Using a new data set of the freight rates charged for nearly every food aid program shipment commissioned and executed between January 1, 2012, and May 31, 2015, this study arrived at the following key findings:
- Based on weighted means, the average gaps between US-flagged and foreign-flagged freight rates for bulk and packaged shipments were $61 per tonne and $33 per tonne, respectively, in 2012 through mid-2015.
- Statistical analysis of the data indicates that, using a very conservative approach, having to meet CPFA requirements costs US food aid programs more than $130 million in additional shipping costs over that period, at an average of $39 million a year.
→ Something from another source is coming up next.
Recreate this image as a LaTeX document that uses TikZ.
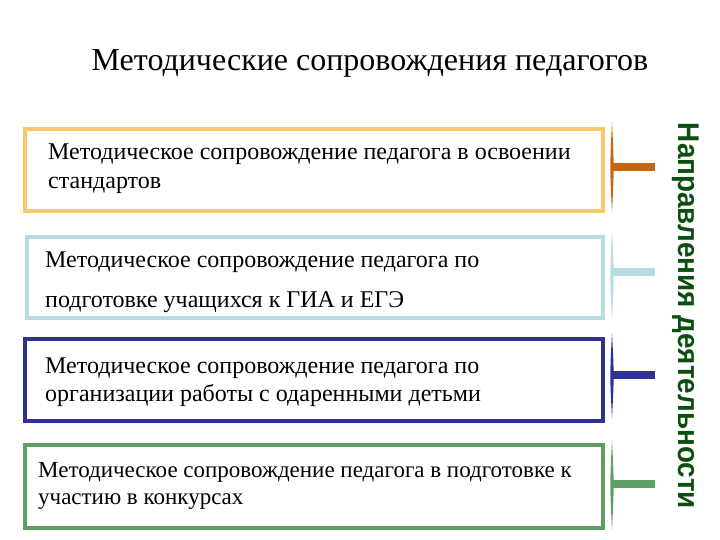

- In the econometric analysis, the key determinants of freight rates were the national flag of the vessel (US or foreign), whether it was a bulk or packaged shipment, the NGO or other entity awarding the freight contract, and the shipping line of the vessel carrying the shipment. The results of the econometric analysis, which carefully accounts for differences in shipping costs along different routes (between different US origins and different recipient countries), also indicate that for packaged shipments, the average difference between freight costs on US-flagged ships and foreign-flagged ships is even higher, on the order of $50 to $60 per tonne. These estimates imply that CPFA increased the total cost of shipping food aid by more than $200 million between January 2012 and May 2015 at an average of more than $50 million a year.
- The most militarily useful ships in the US-flagged fleet, vessels that appear on the registry of the Maritime Security Program, carried only 18 percent of all food aid shipments under the cargo preference requirement between 2011 and 2013, and food aid shipments accounted for less than 5 percent of those vessels’ total shipping capacity over that same period.
- An ample supply of trained mariners is available to man a surge fleet if a military emergency occurs, and CPFA is perhaps the least cost-effective option for ensuring that those mariners remain available.